A rollicking tale of love, magic, madness, and murder, Shakespeare for Squirrels is a Midsummer Night’s noir—a wicked and brilliantly funny good time conjured by the singular imagination of Christopher Moore.
Heartstopper (Release May 5, 2020)
Boy meets boy. Boys become friends. Boys fall in love. A sweet and charming coming-of-age story that explores friendship, love, and coming out.
“Absolutely delightful. Sweet, romantic, kind. Beautifully paced. I loved this book.” — Rainbow Rowell, author of Carry On
Shy and softhearted Charlie Spring sits next to rugby player Nick Nelson in class one morning. A warm and intimate friendship follows, and that soon develops into something more for Charlie, who doesn’t think he has a chance. But Nick is struggling with feelings of his own, and as the two grow closer and take on the ups and downs of high school, they come to understand the surprising and delightful ways in which love works.
A Taste of Sage (Release Date May 19, 2020)
Lumi Santana is a chef with a gift: she can perceive a person’s emotions by tasting their cooking. Despite being raised by a mother who taught her that dreams and true love were silly fairy tales, she puts her heart and savings into opening her own fusion restaurant in Upper Manhattan.
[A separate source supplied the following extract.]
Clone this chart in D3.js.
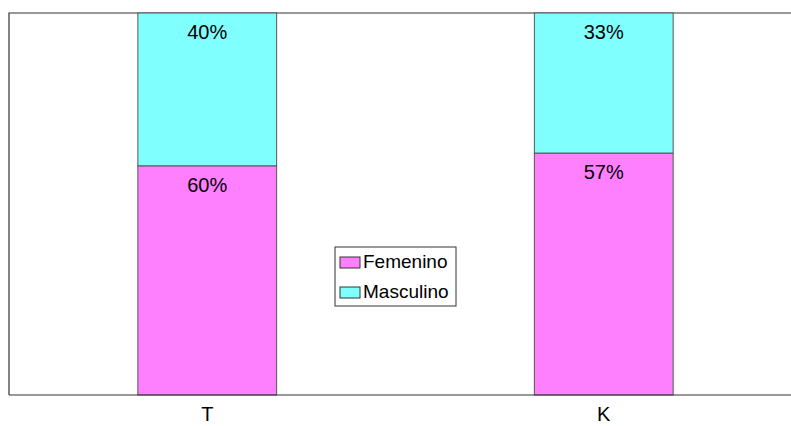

The restaurant offers a mix of the Dominican cuisine she grew up with and other world cuisines she is inspired by.
When her eclectic venture fails, she is forced to take a position as sous chef at a staid, traditional French restaurant owned by Julien Dax, a celebrated chef known for his acid tongue as well as his brilliant smile. After he goes out of his way to bake a tart to prove her wrong in a dispute, she is so irritated by his smug attitude that she vows to herself never to taste his cooking.
But after she succumbs to the temptation and takes a bite one day and is overcome with shocking emotion, she finds herself beginning to crave his cooking and struggling to stay on task with her plan to save up and move on as soon as possible. Meanwhile, Julien’s obsessed secretary watches with gnashed teeth as they grow closer and becomes determined to get Lumi out of her way permanently.
What interesting new releases are you looking forward to?